═══ MATERIAL

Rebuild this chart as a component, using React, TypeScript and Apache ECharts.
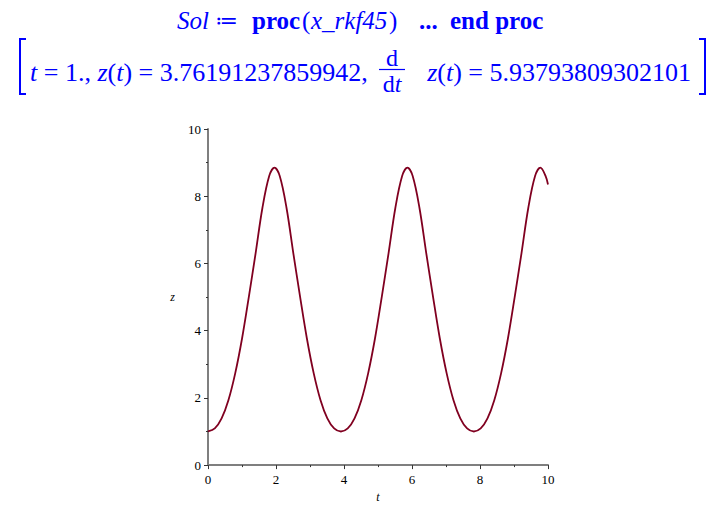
import React, { useEffect, useRef } from "react";
import * as echarts from "echarts";

const tValues = [
  0, 0.2, 0.4, 0.6, 0.8, 1.0, 1.2, 1.4, 1.6, 1.8, 1.955,
  2.11, 2.31, 2.51, 2.71, 2.91, 3.11, 3.31, 3.51, 3.71, 3.91,
  4.11, 4.31, 4.51, 4.71, 4.91, 5.11, 5.31, 5.51, 5.71, 5.865,
  6.02, 6.22, 6.42, 6.62, 6.82, 7.02, 7.22, 7.42, 7.62, 7.82,
  8.02, 8.22, 8.42, 8.62, 8.82, 9.02, 9.22, 9.42, 9.62, 9.775,
  9.93, 10.0,
];
const zValues = [
  1.0, 1.09, 1.39, 1.93, 2.73, 3.76, 5.0, 6.3, 7.65, 8.6, 8.85,
  8.6, 7.65, 6.3, 5.0, 3.76, 2.73, 1.93, 1.39, 1.09, 1.0,
  1.09, 1.39, 1.93, 2.73, 3.76, 5.0, 6.3, 7.65, 8.6, 8.85,
  8.6, 7.65, 6.3, 5.0, 3.76, 2.73, 1.93, 1.39, 1.09, 1.0,
  1.09, 1.39, 1.93, 2.73, 3.76, 5.0, 6.3, 7.65, 8.6, 8.85,
  8.6, 8.35,
];
const xTicks = [0, 2, 4, 6, 8, 10];
const yTicks = [0, 2, 4, 6, 8, 10];

// title line 1 pieces: [text, style]
const line1Pieces: [string, string][] = [
  ["Sol", "i"],
  ["≔", "s"],
  ["proc", "b"],
  ["(", "n"],
  ["x_rkf45", "i"],
  [")", "n"],
  ["...", "b"],
  ["end proc", "b"],
];
const line1X = [177, 215, 252, 302, 311, 389, 419, 450];

const line2Left = "{i|t}{n| = 1., }{i|z}{n|(}{i|t}{n|) = 3.76191237859942,}";
const line2Right = "{i|z}{n|(}{i|t}{n|) = 5.93793809302101}";

const BLUE = "#0000ff";
const SERIF = "'Liberation Serif', 'Times New Roman', serif";

export default function App() {
  const ref = useRef<HTMLDivElement>(null);
  useEffect(() => {
    if (!ref.current) return;
    const chart = echarts.init(ref.current, undefined, { renderer: "svg" });
    const data = tValues.map((t, i) => [t, zValues[i]]);
    const rich2 = {
      i: { fontStyle: "italic", fontFamily: SERIF, fontSize: 26, fill: BLUE },
      n: { fontFamily: SERIF, fontSize: 26, fill: BLUE },
    };
    const line1 = line1Pieces.map(([txt, st], k) => ({
      type: "text",
      x: line1X[k],
      y: 20,
      style: {
        text: txt,
        fontFamily: st === "s" ? "'DejaVu Serif', serif" : SERIF,
        fontSize: st === "s" ? 22 : 25,
        fontStyle: st === "i" ? "italic" : "normal",
        fontWeight: st === "b" ? "bold" : "normal",
        fill: BLUE,
        align: "left",
        verticalAlign: "middle",
      },
    }));
    chart.setOption({
      animation: false,
      backgroundColor: "#ffffff",
      grid: { left: 208, right: 169, top: 129, bottom: 37, containLabel: false },
      xAxis: {
        type: "value",
        min: 0,
        max: 10,
        interval: 2,
        name: "t",
        nameLocation: "middle",
        nameGap: 25,
        nameTextStyle: { fontFamily: SERIF, fontStyle: "italic", fontSize: 12, color: "#000" },
        axisLine: { show: true, onZero: false, lineStyle: { color: "#7f7f7f", width: 2 } },
        axisTick: { show: true, inside: false, length: 4, lineStyle: { color: "#333", width: 1 } },
        minorTick: { show: true, splitNumber: 2, length: 2, lineStyle: { color: "#333", width: 1 } },
        axisLabel: {
          fontFamily: SERIF,
          fontSize: 13,
          color: "#000",
          margin: 8,
          formatter: (v: number) => (xTicks.includes(v) ? String(v) : ""),
        },
        splitLine: { show: false },
      },
      yAxis: {
        type: "value",
        min: 0,
        max: 10,
        interval: 2,
        name: "z",
        nameLocation: "middle",
        nameGap: 33,
        nameRotate: 0,
        nameTextStyle: { fontFamily: SERIF, fontStyle: "italic", fontSize: 12, color: "#000" },
        axisLine: { show: true, onZero: false, lineStyle: { color: "#7f7f7f", width: 2 } },
        axisTick: { show: true, inside: false, length: 4, lineStyle: { color: "#333", width: 1 } },
        minorTick: { show: true, splitNumber: 2, length: 2, lineStyle: { color: "#333", width: 1 } },
        axisLabel: {
          fontFamily: SERIF,
          fontSize: 13,
          color: "#000",
          margin: 7,
          formatter: (v: number) => (yTicks.includes(v) ? String(v) : ""),
        },
        splitLine: { show: false },
      },
      series: [
        {
          type: "line",
          data,
          smooth: 0.35,
          showSymbol: false,
          lineStyle: { color: "#800020", width: 1.8 },
        },
      ],
      graphic: [
        ...line1,
        {
          type: "text",
          x: 30,
          y: 72,
          style: { text: line2Left, rich: rich2, align: "left", verticalAlign: "middle" },
        },
        {
          type: "text",
          x: 392,
          y: 58,
          style: { text: "d", fontFamily: SERIF, fontSize: 24, fill: BLUE, align: "center", verticalAlign: "middle" },
        },
        {
          type: "line",
          shape: { x1: 379, y1: 69.5, x2: 405, y2: 69.5 },
          style: { stroke: BLUE, lineWidth: 1.2 },
        },
        {
          type: "text",
          x: 392,
          y: 84,
          style: {
            text: "{n|d}{i|t}",
            rich: {
              n: { fontFamily: SERIF, fontSize: 24, fill: BLUE },
              i: { fontFamily: SERIF, fontSize: 24, fill: BLUE, fontStyle: "italic" },
            },
            align: "center",
            verticalAlign: "middle",
          },
        },
        {
          type: "text",
          x: 691,
          y: 72,
          style: { text: line2Right, rich: rich2, align: "right", verticalAlign: "middle" },
        },
        {
          type: "polyline",
          shape: { points: [[26, 39], [20, 39], [20, 94], [26, 94]] },
          style: { stroke: BLUE, lineWidth: 2, fill: null },
        },
        {
          type: "polyline",
          shape: { points: [[699, 39], [705, 39], [705, 94], [699, 94]] },
          style: { stroke: BLUE, lineWidth: 2, fill: null },
        },
      ],
    });
    return () => chart.dispose();
  }, []);
  return (
    <div
      ref={ref}
      style={{ position: "absolute", left: 0, top: 0, width: 717, height: 508, background: "#fff" }}
    />
  );
}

══════

- [AIM] Transcribe the listing in full and omit the pictures.

- [FINISHED TASK]
Rebuild this chart as a component, using React, TypeScript and Apache ECharts.
import React, { useEffect, useRef } from "react";
import * as echarts from "echarts";

const tValues = [
  0, 0.2, 0.4, 0.6, 0.8, 1.0, 1.2, 1.4, 1.6, 1.8, 1.955,
  2.11, 2.31, 2.51, 2.71, 2.91, 3.11, 3.31, 3.51, 3.71, 3.91,
  4.11, 4.31, 4.51, 4.71, 4.91, 5.11, 5.31, 5.51, 5.71, 5.865,
  6.02, 6.22, 6.42, 6.62, 6.82, 7.02, 7.22, 7.42, 7.62, 7.82,
  8.02, 8.22, 8.42, 8.62, 8.82, 9.02, 9.22, 9.42, 9.62, 9.775,
  9.93, 10.0,
];
const zValues = [
  1.0, 1.09, 1.39, 1.93, 2.73, 3.76, 5.0, 6.3, 7.65, 8.6, 8.85,
  8.6, 7.65, 6.3, 5.0, 3.76, 2.73, 1.93, 1.39, 1.09, 1.0,
  1.09, 1.39, 1.93, 2.73, 3.76, 5.0, 6.3, 7.65, 8.6, 8.85,
  8.6, 7.65, 6.3, 5.0, 3.76, 2.73, 1.93, 1.39, 1.09, 1.0,
  1.09, 1.39, 1.93, 2.73, 3.76, 5.0, 6.3, 7.65, 8.6, 8.85,
  8.6, 8.35,
];
const xTicks = [0, 2, 4, 6, 8, 10];
const yTicks = [0, 2, 4, 6, 8, 10];

// title line 1 pieces: [text, style]
const line1Pieces: [string, string][] = [
  ["Sol", "i"],
  ["≔", "s"],
  ["proc", "b"],
  ["(", "n"],
  ["x_rkf45", "i"],
  [")", "n"],
  ["...", "b"],
  ["end proc", "b"],
];
const line1X = [177, 215, 252, 302, 311, 389, 419, 450];

const line2Left = "{i|t}{n| = 1., }{i|z}{n|(}{i|t}{n|) = 3.76191237859942,}";
const line2Right = "{i|z}{n|(}{i|t}{n|) = 5.93793809302101}";

const BLUE = "#0000ff";
const SERIF = "'Liberation Serif', 'Times New Roman', serif";

export default function App() {
  const ref = useRef<HTMLDivElement>(null);
  useEffect(() => {
    if (!ref.current) return;
    const chart = echarts.init(ref.current, undefined, { renderer: "svg" });
    const data = tValues.map((t, i) => [t, zValues[i]]);
    const rich2 = {
      i: { fontStyle: "italic", fontFamily: SERIF, fontSize: 26, fill: BLUE },
      n: { fontFamily: SERIF, fontSize: 26, fill: BLUE },
    };
    const line1 = line1Pieces.map(([txt, st], k) => ({
      type: "text",
      x: line1X[k],
      y: 20,
      style: {
        text: txt,
        fontFamily: st === "s" ? "'DejaVu Serif', serif" : SERIF,
        fontSize: st === "s" ? 22 : 25,
        fontStyle: st === "i" ? "italic" : "normal",
        fontWeight: st === "b" ? "bold" : "normal",
        fill: BLUE,
        align: "left",
        verticalAlign: "middle",
      },
    }));
    chart.setOption({
      animation: false,
      backgroundColor: "#ffffff",
      grid: { left: 208, right: 169, top: 129, bottom: 37, containLabel: false },
      xAxis: {
        type: "value",
        min: 0,
        max: 10,
        interval: 2,
        name: "t",
        nameLocation: "middle",
        nameGap: 25,
        nameTextStyle: { fontFamily: SERIF, fontStyle: "italic", fontSize: 12, color: "#000" },
        axisLine: { show: true, onZero: false, lineStyle: { color: "#7f7f7f", width: 2 } },
        axisTick: { show: true, inside: false, length: 4, lineStyle: { color: "#333", width: 1 } },
        minorTick: { show: true, splitNumber: 2, length: 2, lineStyle: { color: "#333", width: 1 } },
        axisLabel: {
          fontFamily: SERIF,
          fontSize: 13,
          color: "#000",
          margin: 8,
          formatter: (v: number) => (xTicks.includes(v) ? String(v) : ""),
        },
        splitLine: { show: false },
      },
      yAxis: {
        type: "value",
        min: 0,
        max: 10,
        interval: 2,
        name: "z",
        nameLocation: "middle",
        nameGap: 33,
        nameRotate: 0,
        nameTextStyle: { fontFamily: SERIF, fontStyle: "italic", fontSize: 12, color: "#000" },
        axisLine: { show: true, onZero: false, lineStyle: { color: "#7f7f7f", width: 2 } },
        axisTick: { show: true, inside: false, length: 4, lineStyle: { color: "#333", width: 1 } },
        minorTick: { show: true, splitNumber: 2, length: 2, lineStyle: { color: "#333", width: 1 } },
        axisLabel: {
          fontFamily: SERIF,
          fontSize: 13,
          color: "#000",
          margin: 7,
          formatter: (v: number) => (yTicks.includes(v) ? String(v) : ""),
        },
        splitLine: { show: false },
      },
      series: [
        {
          type: "line",
          data,
          smooth: 0.35,
          showSymbol: false,
          lineStyle: { color: "#800020", width: 1.8 },
        },
      ],
      graphic: [
        ...line1,
        {
          type: "text",
          x: 30,
          y: 72,
          style: { text: line2Left, rich: rich2, align: "left", verticalAlign: "middle" },
        },
        {
          type: "text",
          x: 392,
          y: 58,
          style: { text: "d", fontFamily: SERIF, fontSize: 24, fill: BLUE, align: "center", verticalAlign: "middle" },
        },
        {
          type: "line",
          shape: { x1: 379, y1: 69.5, x2: 405, y2: 69.5 },
          style: { stroke: BLUE, lineWidth: 1.2 },
        },
        {
          type: "text",
          x: 392,
          y: 84,
          style: {
            text: "{n|d}{i|t}",
            rich: {
              n: { fontFamily: SERIF, fontSize: 24, fill: BLUE },
              i: { fontFamily: SERIF, fontSize: 24, fill: BLUE, fontStyle: "italic" },
            },
            align: "center",
            verticalAlign: "middle",
          },
        },
        {
          type: "text",
          x: 691,
          y: 72,
          style: { text: line2Right, rich: rich2, align: "right", verticalAlign: "middle" },
        },
        {
          type: "polyline",
          shape: { points: [[26, 39], [20, 39], [20, 94], [26, 94]] },
          style: { stroke: BLUE, lineWidth: 2, fill: null },
        },
        {
          type: "polyline",
          shape: { points: [[699, 39], [705, 39], [705, 94], [699, 94]] },
          style: { stroke: BLUE, lineWidth: 2, fill: null },
        },
      ],
    });
    return () => chart.dispose();
  }, []);
  return (
    <div
      ref={ref}
      style={{ position: "absolute", left: 0, top: 0, width: 717, height: 508, background: "#fff" }}
    />
  );
}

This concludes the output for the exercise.